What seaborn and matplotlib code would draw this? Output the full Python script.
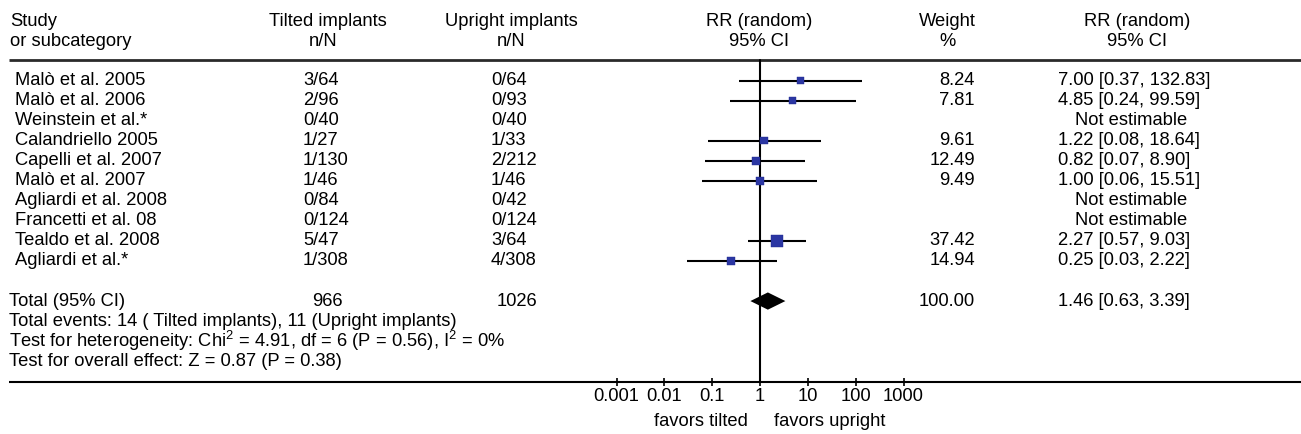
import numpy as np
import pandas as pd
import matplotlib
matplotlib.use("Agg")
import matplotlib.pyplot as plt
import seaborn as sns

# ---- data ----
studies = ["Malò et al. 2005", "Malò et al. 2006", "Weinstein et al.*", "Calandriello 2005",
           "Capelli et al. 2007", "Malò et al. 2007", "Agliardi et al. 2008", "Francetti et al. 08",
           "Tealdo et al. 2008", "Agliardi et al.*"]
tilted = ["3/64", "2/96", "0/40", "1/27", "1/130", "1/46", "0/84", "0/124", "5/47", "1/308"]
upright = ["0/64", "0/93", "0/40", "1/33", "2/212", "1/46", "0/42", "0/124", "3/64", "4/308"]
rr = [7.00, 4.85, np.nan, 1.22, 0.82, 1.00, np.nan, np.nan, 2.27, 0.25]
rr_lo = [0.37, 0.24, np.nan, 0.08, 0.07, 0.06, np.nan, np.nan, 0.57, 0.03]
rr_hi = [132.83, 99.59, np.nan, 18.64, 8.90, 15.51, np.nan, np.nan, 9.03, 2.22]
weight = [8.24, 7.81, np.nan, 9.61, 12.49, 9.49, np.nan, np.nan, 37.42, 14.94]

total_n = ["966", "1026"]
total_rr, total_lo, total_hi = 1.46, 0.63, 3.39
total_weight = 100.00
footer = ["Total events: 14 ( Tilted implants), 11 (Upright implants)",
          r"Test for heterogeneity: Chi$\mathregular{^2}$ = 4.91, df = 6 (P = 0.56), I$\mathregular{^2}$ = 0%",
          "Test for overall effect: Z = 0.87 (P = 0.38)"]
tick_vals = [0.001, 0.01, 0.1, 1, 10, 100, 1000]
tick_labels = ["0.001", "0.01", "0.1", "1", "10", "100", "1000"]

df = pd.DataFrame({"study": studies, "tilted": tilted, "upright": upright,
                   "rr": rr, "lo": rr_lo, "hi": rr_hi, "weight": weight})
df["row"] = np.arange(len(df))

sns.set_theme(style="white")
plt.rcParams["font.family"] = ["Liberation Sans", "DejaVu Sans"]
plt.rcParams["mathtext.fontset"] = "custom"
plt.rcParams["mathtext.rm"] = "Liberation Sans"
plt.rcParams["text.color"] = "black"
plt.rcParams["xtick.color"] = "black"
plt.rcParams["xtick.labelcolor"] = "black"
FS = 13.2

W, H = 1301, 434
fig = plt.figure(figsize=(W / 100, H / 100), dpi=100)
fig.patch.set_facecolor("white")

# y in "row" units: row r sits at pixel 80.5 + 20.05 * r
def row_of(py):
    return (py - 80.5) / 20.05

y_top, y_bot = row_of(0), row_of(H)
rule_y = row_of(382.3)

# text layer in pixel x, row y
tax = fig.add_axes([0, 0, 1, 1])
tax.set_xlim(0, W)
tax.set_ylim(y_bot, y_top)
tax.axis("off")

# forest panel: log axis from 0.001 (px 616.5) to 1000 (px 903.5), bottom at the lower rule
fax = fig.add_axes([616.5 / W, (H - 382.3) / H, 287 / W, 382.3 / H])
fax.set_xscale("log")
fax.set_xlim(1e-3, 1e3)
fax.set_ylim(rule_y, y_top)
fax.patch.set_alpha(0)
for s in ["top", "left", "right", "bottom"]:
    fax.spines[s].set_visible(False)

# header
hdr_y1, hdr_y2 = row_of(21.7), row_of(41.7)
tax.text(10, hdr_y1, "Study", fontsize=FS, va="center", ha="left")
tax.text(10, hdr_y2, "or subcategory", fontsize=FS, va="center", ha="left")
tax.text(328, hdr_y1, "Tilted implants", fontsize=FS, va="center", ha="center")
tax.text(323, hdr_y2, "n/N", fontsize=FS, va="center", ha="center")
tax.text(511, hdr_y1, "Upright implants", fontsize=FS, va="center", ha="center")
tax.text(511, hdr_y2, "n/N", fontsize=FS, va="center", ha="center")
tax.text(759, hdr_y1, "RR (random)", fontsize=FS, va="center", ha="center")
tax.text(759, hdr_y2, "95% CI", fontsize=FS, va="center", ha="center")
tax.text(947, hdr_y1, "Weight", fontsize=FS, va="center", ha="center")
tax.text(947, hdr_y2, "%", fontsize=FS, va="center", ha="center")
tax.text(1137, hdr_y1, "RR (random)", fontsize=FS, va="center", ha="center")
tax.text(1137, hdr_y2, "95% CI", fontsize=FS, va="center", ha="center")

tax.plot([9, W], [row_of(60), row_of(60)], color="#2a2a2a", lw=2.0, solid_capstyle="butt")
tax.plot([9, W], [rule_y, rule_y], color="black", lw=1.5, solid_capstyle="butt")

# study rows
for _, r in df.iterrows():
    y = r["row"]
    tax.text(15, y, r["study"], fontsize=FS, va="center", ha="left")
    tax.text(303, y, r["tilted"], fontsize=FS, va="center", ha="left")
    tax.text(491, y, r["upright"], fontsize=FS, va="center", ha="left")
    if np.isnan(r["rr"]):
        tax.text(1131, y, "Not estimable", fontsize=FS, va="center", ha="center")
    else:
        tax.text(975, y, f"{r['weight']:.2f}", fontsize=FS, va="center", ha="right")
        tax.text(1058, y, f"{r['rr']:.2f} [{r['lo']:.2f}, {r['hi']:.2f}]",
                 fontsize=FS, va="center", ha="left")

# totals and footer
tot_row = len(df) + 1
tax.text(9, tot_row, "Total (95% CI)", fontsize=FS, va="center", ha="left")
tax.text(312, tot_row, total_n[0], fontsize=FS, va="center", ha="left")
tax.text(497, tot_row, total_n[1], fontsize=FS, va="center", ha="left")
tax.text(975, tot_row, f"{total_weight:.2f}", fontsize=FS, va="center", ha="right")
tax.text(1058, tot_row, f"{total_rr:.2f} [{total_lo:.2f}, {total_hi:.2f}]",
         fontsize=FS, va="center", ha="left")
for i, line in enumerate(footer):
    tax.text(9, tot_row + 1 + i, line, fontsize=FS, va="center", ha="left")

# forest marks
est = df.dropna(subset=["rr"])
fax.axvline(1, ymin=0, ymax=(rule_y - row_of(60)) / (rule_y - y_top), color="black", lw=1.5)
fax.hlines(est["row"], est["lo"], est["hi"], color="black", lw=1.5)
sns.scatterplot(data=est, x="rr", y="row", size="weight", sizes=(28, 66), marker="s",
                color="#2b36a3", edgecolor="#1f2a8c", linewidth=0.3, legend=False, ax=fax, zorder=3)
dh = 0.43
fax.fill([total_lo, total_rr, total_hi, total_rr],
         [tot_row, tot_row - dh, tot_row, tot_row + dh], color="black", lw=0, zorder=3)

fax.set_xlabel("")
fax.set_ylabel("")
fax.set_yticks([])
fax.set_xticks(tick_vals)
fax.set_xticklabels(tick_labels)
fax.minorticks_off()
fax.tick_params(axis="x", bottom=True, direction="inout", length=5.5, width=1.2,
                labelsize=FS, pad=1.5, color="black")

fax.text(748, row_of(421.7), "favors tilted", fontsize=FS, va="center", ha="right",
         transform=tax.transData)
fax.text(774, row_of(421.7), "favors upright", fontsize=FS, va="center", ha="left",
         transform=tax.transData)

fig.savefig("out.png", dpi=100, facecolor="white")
------------------------------------------------------------------------
What you have to do – Write out, word for word, the lines from the start of the data through the one holding "import seaborn as sns". Omit pictures.

Finished answer –
What seaborn and matplotlib code would draw this? Output the full Python script.
import numpy as np
import pandas as pd
import matplotlib
matplotlib.use("Agg")
import matplotlib.pyplot as plt
import seaborn as sns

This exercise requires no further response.